Exit polls in 2000 revealed that white males support smaller government, Social Security reform and tax cuts. It's a fair bet that they also support more energy production over conservation and national missile defense, which Democrats oppose.

In upcoming elections, however, Democrats may be able to take away the mantle of fiscal responsibility from Republicans if Bush's tax cuts seem too large.

On religion, though, Democrats continue to trail.
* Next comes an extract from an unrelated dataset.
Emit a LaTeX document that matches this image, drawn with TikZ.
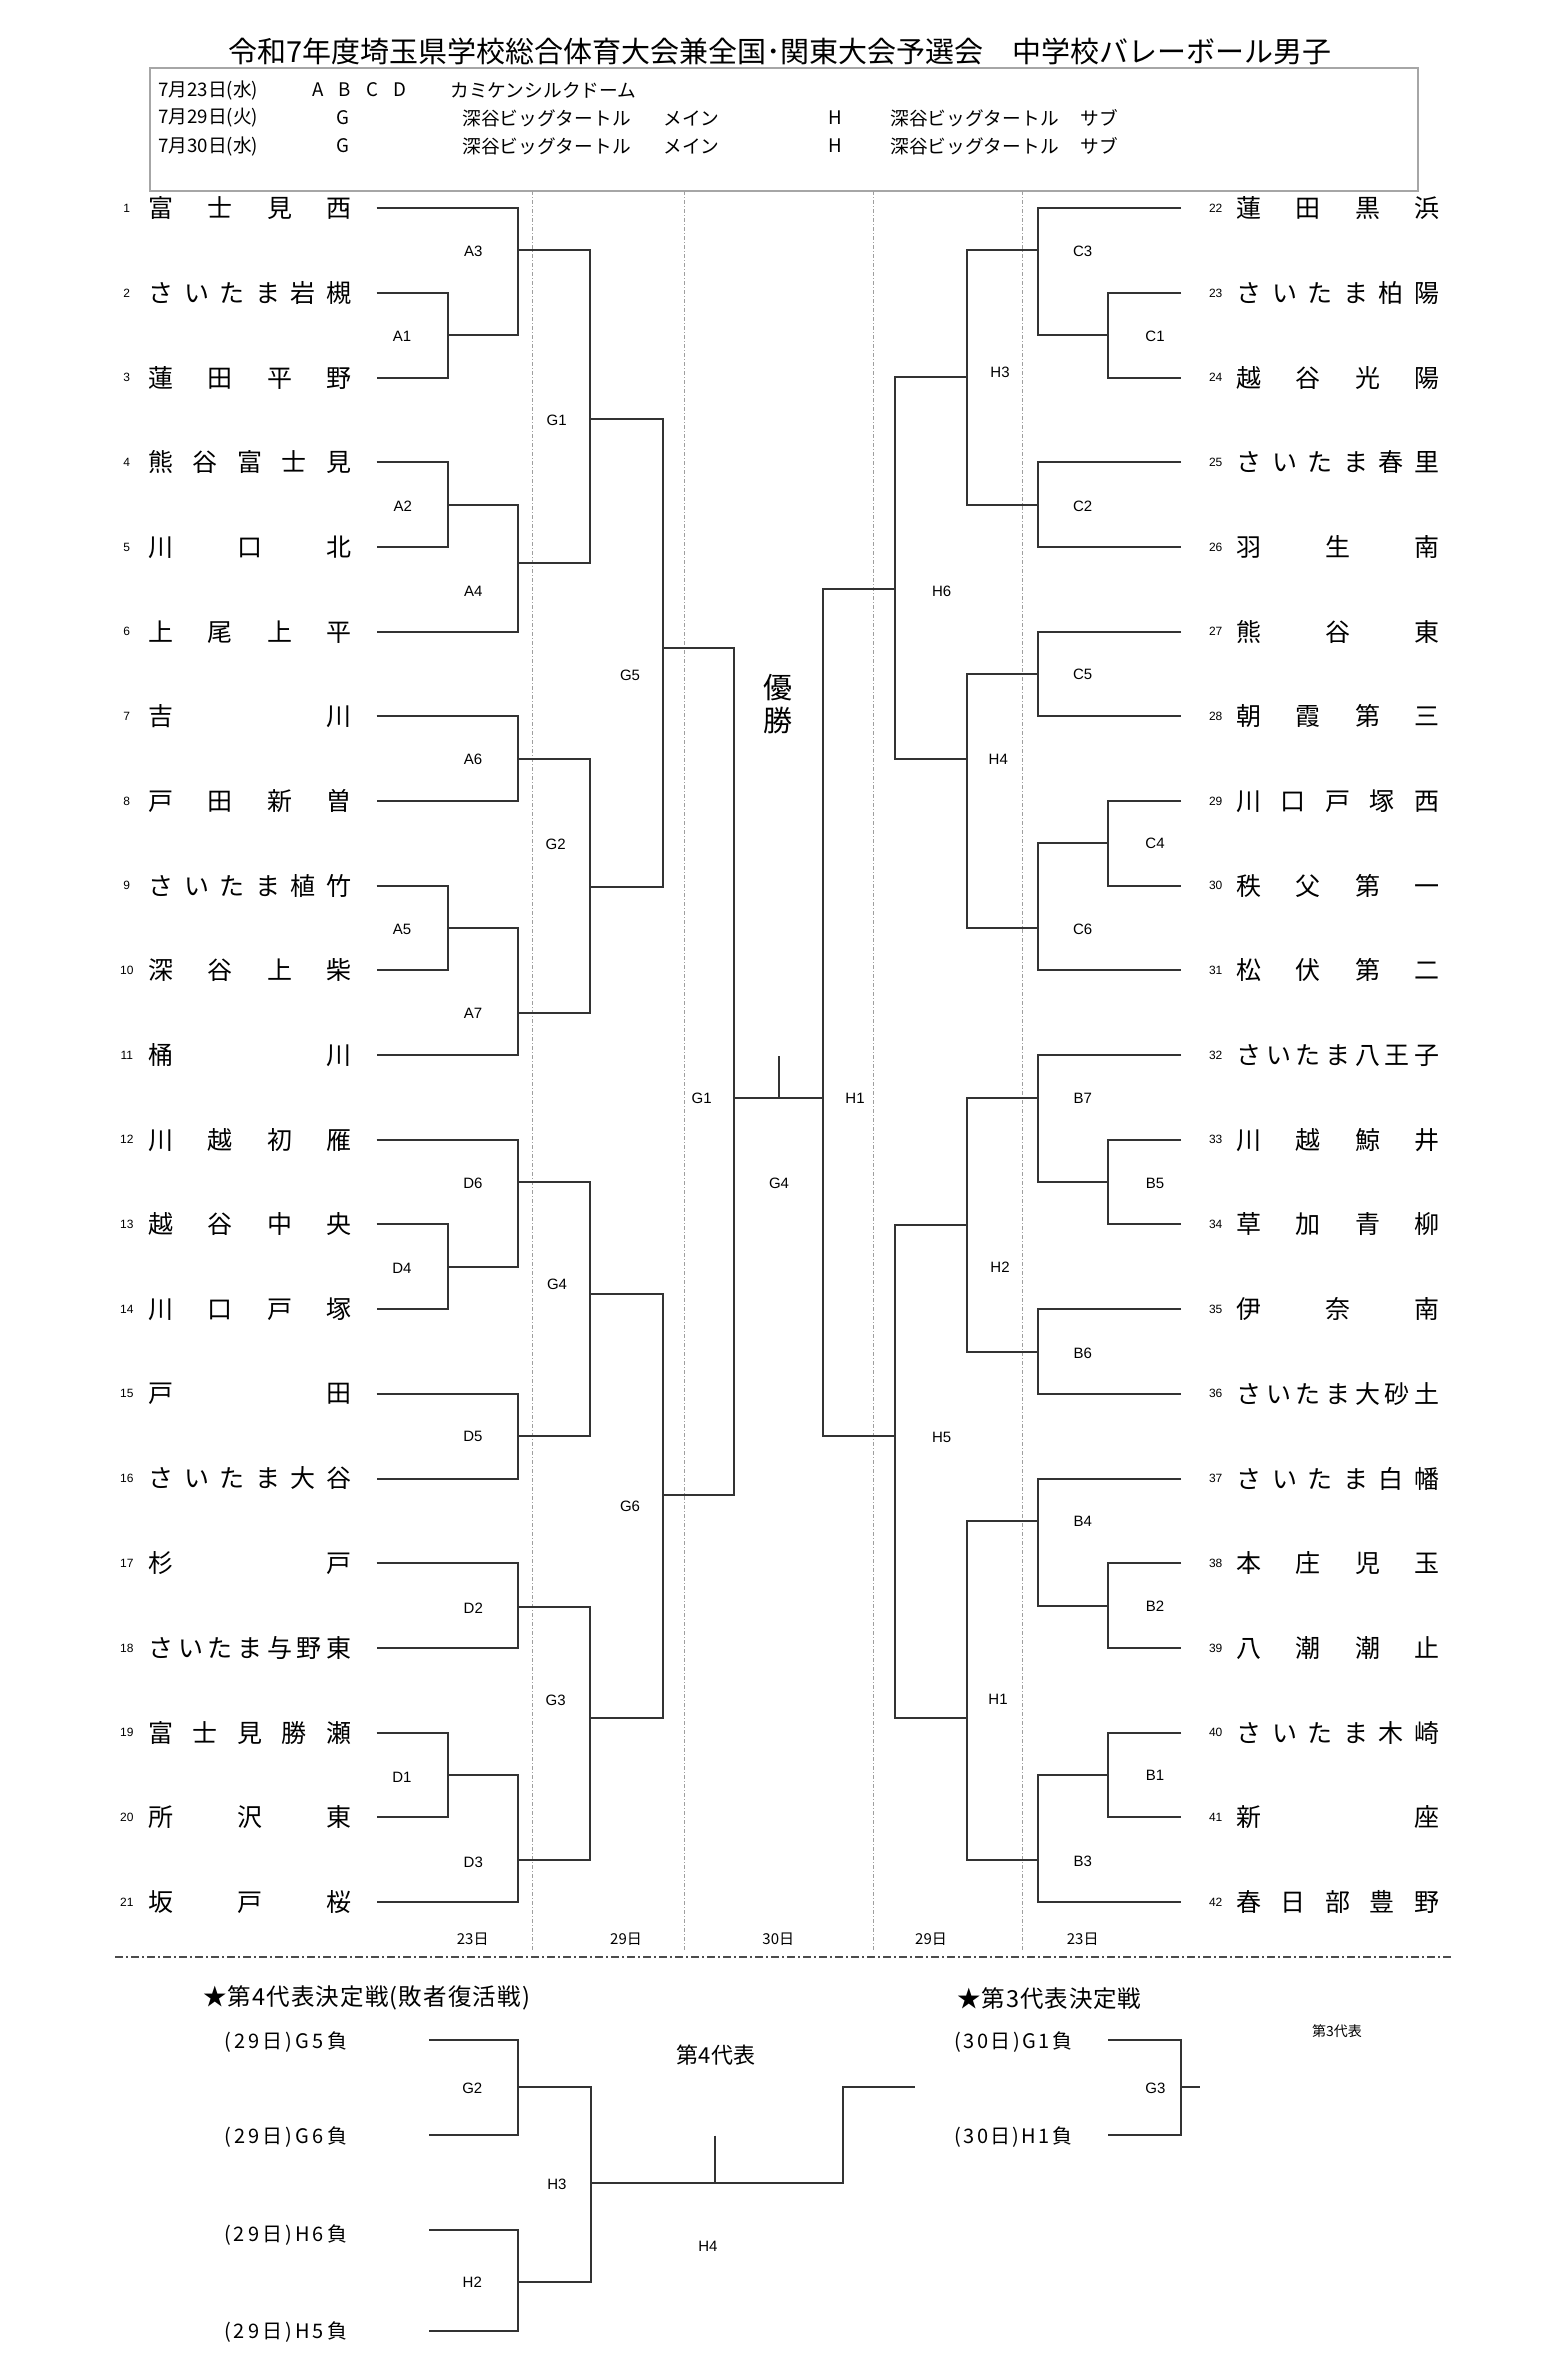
\documentclass[tikz,border=0pt]{standalone}
\usepackage{fontspec}
\setmainfont{Noto Sans CJK JP}
\newfontfamily\labfont{Liberation Sans}
\newdimen\pxu \pxu=0.5pt
\makeatletter
\def\spr@loop#1#2\@nil{#1\if\relax\detokenize{#2}\relax\else\hfill\spr@loop#2\@nil\fi}
\newcommand\spreadto[2]{\makebox[#1][s]{\expandafter\spr@loop#2\@nil}}
\makeatother
\begin{document}
\begin{tikzpicture}[x=0.5pt,y=-0.5pt,
  br/.style={draw=black!80, line width=1pt},
  team/.style={inner sep=0pt, anchor=west, font=\fontsize{12.5pt}{13pt}\selectfont},
  num/.style={inner sep=0pt, font=\labfont\fontsize{6pt}{7pt}\selectfont},
  mlab/.style={inner sep=0pt, font=\labfont\fontsize{7.5pt}{8pt}\selectfont},
  day/.style={inner sep=0pt, font=\fontsize{7.5pt}{8pt}\selectfont},
  hdr/.style={inner sep=0pt, anchor=west, font=\fontsize{9.35pt}{10pt}\selectfont},
  sub/.style={inner sep=0pt, anchor=west, font=\fontsize{10pt}{11pt}\selectfont},
  dayline/.style={draw=gray!75, line width=0.5pt, dash pattern=on 2pt off 1pt on 0.5pt off 1pt},
  sepline/.style={draw=black!70, line width=0.8pt, dash pattern=on 4pt off 1.5pt on 1pt off 1.5pt},
]
\fill[white] (0,0) rectangle (1567,2373);
\useasboundingbox (0,0) rectangle (1567,2373);

% title
\node[inner sep=0pt, font=\fontsize{14.5pt}{15pt}\selectfont] (title) at (780,51)
  {令和7年度埼玉県学校総合体育大会兼全国･関東大会予選会　中学校バレーボール男子};

% header box
\draw[draw=gray!70, line width=1pt] (150,67.7) rectangle (1418.3,191);
\node[hdr] (d1) at (158,90) {7月23日(水)};
\node[hdr,anchor=center] (d1a) at (318,90) {A};
\node[hdr,anchor=center] (d1b) at (345,90) {B};
\node[hdr,anchor=center] (d1c) at (372,90) {C};
\node[hdr,anchor=center] (d1d) at (400,90) {D};
\node[hdr] (d1v) at (450,90) {カミケンシルクドーム};
\foreach \r/\yy/\dd in {2/118/7月29日(火), 3/146/7月30日(水)}{
  \node[hdr] (d\r) at (158,\yy) {\dd};
  \node[hdr,anchor=center] (d\r g) at (343,\yy) {G};
  \node[hdr] (d\r v) at (462,\yy) {深谷ビッグタートル};
  \node[hdr] (d\r m) at (663,\yy) {メイン};
  \node[hdr,anchor=center] (d\r h) at (835,\yy) {H};
  \node[hdr] (d\r w) at (890,\yy) {深谷ビッグタートル};
  \node[hdr] (d\r s) at (1080,\yy) {サブ};
}

% day separator lines
\foreach \xx [count=\c] in {532.5,684,873,1022.3}{
  \coordinate (dt\c) at (\xx,191);
  \coordinate (db\c) at (\xx,1950);
  \draw[dayline] (dt\c) -- (db\c);
}
\coordinate (sepL) at (115,1956.7);
\coordinate (sepR) at (1454,1956.7);
\draw[sepline] (sepL) -- (sepR);

% teams left
\foreach \i/\nm in {1/富士見西,2/さいたま岩槻,3/蓮田平野,4/熊谷富士見,5/川口北,6/上尾上平,7/吉川,8/戸田新曽,9/さいたま植竹,10/深谷上柴,11/桶川,12/川越初雁,13/越谷中央,14/川口戸塚,15/戸田,16/さいたま大谷,17/杉戸,18/さいたま与野東,19/富士見勝瀬,20/所沢東,21/坂戸桜}{
  \pgfmathsetmacro\yy{208.3+(\i-1)*84.68}
  \node[num] (k\i) at (126.8,\yy) {\i};
  \node[team] (t\i) at (148,\yy) {\spreadto{203\pxu}{\nm}};
  \coordinate (e\i) at (376.7,\yy);
}
% teams right
\foreach \i/\nm in {22/蓮田黒浜,23/さいたま柏陽,24/越谷光陽,25/さいたま春里,26/羽生南,27/熊谷東,28/朝霞第三,29/川口戸塚西,30/秩父第一,31/松伏第二,32/さいたま八王子,33/川越鯨井,34/草加青柳,35/伊奈南,36/さいたま大砂土,37/さいたま白幡,38/本庄児玉,39/八潮潮止,40/さいたま木崎,41/新座,42/春日部豊野}{
  \pgfmathsetmacro\yy{208.3+(\i-22)*84.68}
  \node[num] (k\i) at (1215.7,\yy) {\i};
  \node[team] (t\i) at (1236,\yy) {\spreadto{203\pxu}{\nm}};
  \coordinate (e\i) at (1181,\yy);
}

% left match joints
\coordinate (A1) at (447.7,335.3);
\coordinate (A3) at (518.3,250.3);
\coordinate (A2) at (447.7,504.7);
\coordinate (A4) at (518.3,563.3);
\coordinate (LG1) at (590.3,419.3);
\coordinate (A6) at (518.3,758.8);
\coordinate (A5) at (447.7,928.0);
\coordinate (A7) at (518.3,1012.8);
\coordinate (LG2) at (590.3,886.7);
\coordinate (LG5) at (662.7,648.3);
\coordinate (D4) at (447.7,1266.8);
\coordinate (D6) at (518.3,1182.1);
\coordinate (D5) at (518.3,1436.2);
\coordinate (LG4) at (590.3,1294);
\coordinate (D2) at (518.3,1606.8);
\coordinate (D1) at (447.7,1775.3);
\coordinate (D3) at (518.3,1860.4);
\coordinate (LG3) at (590.3,1717.7);
\coordinate (LG6) at (662.7,1495.2);
\coordinate (SG1) at (734.3,1097.7);
% right match joints
\coordinate (C1) at (1108.3,335.3);
\coordinate (C3) at (1037.7,250.3);
\coordinate (C2) at (1037.7,504.7);
\coordinate (H3) at (967.3,377.3);
\coordinate (C5) at (1037.7,674.0);
\coordinate (C4) at (1108.3,843.4);
\coordinate (C6) at (1037.7,928.0);
\coordinate (H4) at (967.3,758.8);
\coordinate (H6) at (895,589.3);
\coordinate (B5) at (1108.3,1182.1);
\coordinate (B7) at (1037.7,1097.7);
\coordinate (B6) at (1037.7,1351.5);
\coordinate (H2) at (967.3,1225);
\coordinate (B2) at (1108.3,1605.6);
\coordinate (B4) at (1037.7,1521.2);
\coordinate (B1) at (1108.3,1775.3);
\coordinate (B3) at (1037.7,1859.6);
\coordinate (RH1) at (967.3,1717.5);
\coordinate (H5) at (895,1436.2);
\coordinate (SH1) at (823.3,1097.7);
\coordinate (win) at (779,1056);

% left bracket
\draw[br] (e2) -| (A1) |- (e3);
\draw[br] (e1) -| (A3) |- (A1);
\draw[br] (e4) -| (A2) |- (e5);
\draw[br] (A2) -| (A4) |- (e6);
\draw[br] (A3) -| (LG1) |- (A4);
\draw[br] (e7) -| (A6) |- (e8);
\draw[br] (e9) -| (A5) |- (e10);
\draw[br] (A5) -| (A7) |- (e11);
\draw[br] (A6) -| (LG2) |- (A7);
\draw[br] (LG1) -| (LG5) |- (LG2);
\draw[br] (e13) -| (D4) |- (e14);
\draw[br] (e12) -| (D6) |- (D4);
\draw[br] (e15) -| (D5) |- (e16);
\draw[br] (D6) -| (LG4) |- (D5);
\draw[br] (e17) -| (D2) |- (e18);
\draw[br] (e19) -| (D1) |- (e20);
\draw[br] (D1) -| (D3) |- (e21);
\draw[br] (D2) -| (LG3) |- (D3);
\draw[br] (LG4) -| (LG6) |- (LG3);
\draw[br] (LG5) -| (SG1) |- (LG6);
% right bracket
\draw[br] (e23) -| (C1) |- (e24);
\draw[br] (e22) -| (C3) |- (C1);
\draw[br] (e25) -| (C2) |- (e26);
\draw[br] (C3) -| (H3) |- (C2);
\draw[br] (e27) -| (C5) |- (e28);
\draw[br] (e29) -| (C4) |- (e30);
\draw[br] (C4) -| (C6) |- (e31);
\draw[br] (C5) -| (H4) |- (C6);
\draw[br] (H3) -| (H6) |- (H4);
\draw[br] (e33) -| (B5) |- (e34);
\draw[br] (e32) -| (B7) |- (B5);
\draw[br] (e35) -| (B6) |- (e36);
\draw[br] (B7) -| (H2) |- (B6);
\draw[br] (e38) -| (B2) |- (e39);
\draw[br] (e37) -| (B4) |- (B2);
\draw[br] (e40) -| (B1) |- (e41);
\draw[br] (B1) -| (B3) |- (e42);
\draw[br] (B4) -| (RH1) |- (B3);
\draw[br] (H2) -| (H5) |- (RH1);
\draw[br] (H6) -| (SH1) |- (H5);
% final
\draw[br] (SG1) -- (SH1);
\draw[br] (win) -- (win |- SG1);

% match labels
\foreach \t/\x/\y [count=\c] in {A3/473.3/251, A1/402/336, G1/556.7/420.7, A2/402.7/506, A4/473.3/591.7, G5/630/675, A6/473/759, G2/555.7/844.3, A5/402/929, A7/473/1013, D6/473/1183, D4/402/1268, G4/557/1284.7, D5/473/1436.8, G6/630/1506.7, D2/473.3/1608, G3/555.7/1700, D1/402/1777, D3/473.3/1862, G1/701.7/1098, G4/779/1183,
  C3/1082.7/251, C1/1155/336, H3/1000/372.3, C2/1082.7/506, H6/941.7/591, C5/1082.7/674, H4/998.3/759, C4/1155/843.6, C6/1082.7/929, B7/1082.7/1098.5, H1/855/1098, B5/1155/1183, H2/1000/1267, B6/1082.7/1353, H5/941.7/1437, B4/1082.7/1521, B2/1155/1606, H1/998/1699.5, B1/1155/1775.5, B3/1082.7/1861}{
  \node[mlab] (lab\c) at (\x,\y) {\t};
}

% champion
\node[inner sep=0pt, font=\fontsize{14.5pt}{15pt}\selectfont] (yu) at (778.3,688) {優};
\node[inner sep=0pt, font=\fontsize{14.5pt}{15pt}\selectfont] (sho) at (778.3,720.5) {勝};

% day labels
\foreach \t/\x [count=\c] in {23日/472.7, 29日/626, 30日/778.3, 29日/931, 23日/1082.7}{
  \node[day] (day\c) at (\x,1939.3) {\t};
}

% ---- bottom section ----
\node[inner sep=0pt, anchor=west, font=\fontsize{11.75pt}{12pt}\selectfont] (h4title) at (202.7,1998.3) {\spreadto{327\pxu}{★第4代表決定戦(敗者復活戦)}};
\node[inner sep=0pt, anchor=west, font=\fontsize{11.75pt}{12pt}\selectfont] (h3title) at (957,1998.3) {\spreadto{184\pxu}{★第3代表決定戦}};
\node[sub] (s1) at (223.7,2041.7) {\spreadto{123\pxu}{(29日)G5負}};
\node[sub] (s2) at (223.7,2136.7) {\spreadto{123\pxu}{(29日)G6負}};
\node[sub] (s3) at (223.7,2235) {\spreadto{123\pxu}{(29日)H6負}};
\node[sub] (s4) at (223.7,2331.7) {\spreadto{123\pxu}{(29日)H5負}};
\node[sub] (s5) at (954,2041.7) {\spreadto{118\pxu}{(30日)G1負}};
\node[sub] (s6) at (954,2136.7) {\spreadto{118\pxu}{(30日)H1負}};
\node[inner sep=0pt, font=\fontsize{11pt}{12pt}\selectfont] (dai4) at (716,2055) {第4代表};
\node[inner sep=0pt, font=\fontsize{7pt}{8pt}\selectfont] (dai3) at (1337,2030.7) {第3代表};

\coordinate (p1) at (429,2040);
\coordinate (p2) at (429,2135);
\coordinate (p3) at (429,2230);
\coordinate (p4) at (429,2331.3);
\coordinate (bG2) at (518.3,2087.3);
\coordinate (bH2) at (518.3,2282.3);
\coordinate (bH3) at (590.6,2183.3);
\coordinate (bH4b) at (843.3,2183.3);
\coordinate (bH4t) at (843.3,2087.3);
\coordinate (bH4e) at (915,2087.3);
\coordinate (bT) at (714.7,2135.7);
\coordinate (q1) at (1108.3,2040);
\coordinate (q2) at (1108.3,2135);
\coordinate (bG3) at (1181,2087.3);
\coordinate (bG3e) at (1200.2,2087.3);

\draw[br] (p1) -| (bG2) |- (p2);
\draw[br] (p3) -| (bH2) |- (p4);
\draw[br] (bG2) -| (bH3) |- (bH2);
\draw[br] (bH3) -- (bH4b) -- (bH4t) -- (bH4e);
\draw[br] (bT) -- (bT |- bH3);
\draw[br] (q1) -| (bG3) |- (q2);
\draw[br] (bG3) -- (bG3e);

\foreach \t/\x/\y [count=\c] in {G2/472.3/2088.3, H2/472.3/2282.3, H3/557/2184, H4/708/2246.7, G3/1155.4/2088}{
  \node[mlab] (blab\c) at (\x,\y) {\t};
}
\end{tikzpicture}
\end{document}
Bush carried regular churchgoers 63 percent to 36 percent, while Gore carried those who never attend church by 61 to 30 percent.

With a few exceptions, Democrats show fear and hostility toward Bush's idea of inviting church-based organizations to offer social services, and they oppose vouchers that would allow poor parents to send their children to Catholic schools.

Democrats might be helped politically if Bush decides to ban federal funding of embryonic stem-cell research, as this position would indicate he had caved into arguably extreme religious dogmatism.

On the other hand, Democrats seem to strictly follow a dogma dictated by its own liberal hard-liners, such as the American Civil Liberties Union, People for the American Way and the National Abortion and Reproductive Rights Action League.

In 2000, Gore and Democratic House candidates carried only 44 percent of married voters, among whose main concerns is the moral climate of the country.

It could be that Democrats will get lucky, and a bad economy will give them an advantage in upcoming elections. But more likely, as Blueprint declares on its cover, the key is: "It's the Culture, Stupid!"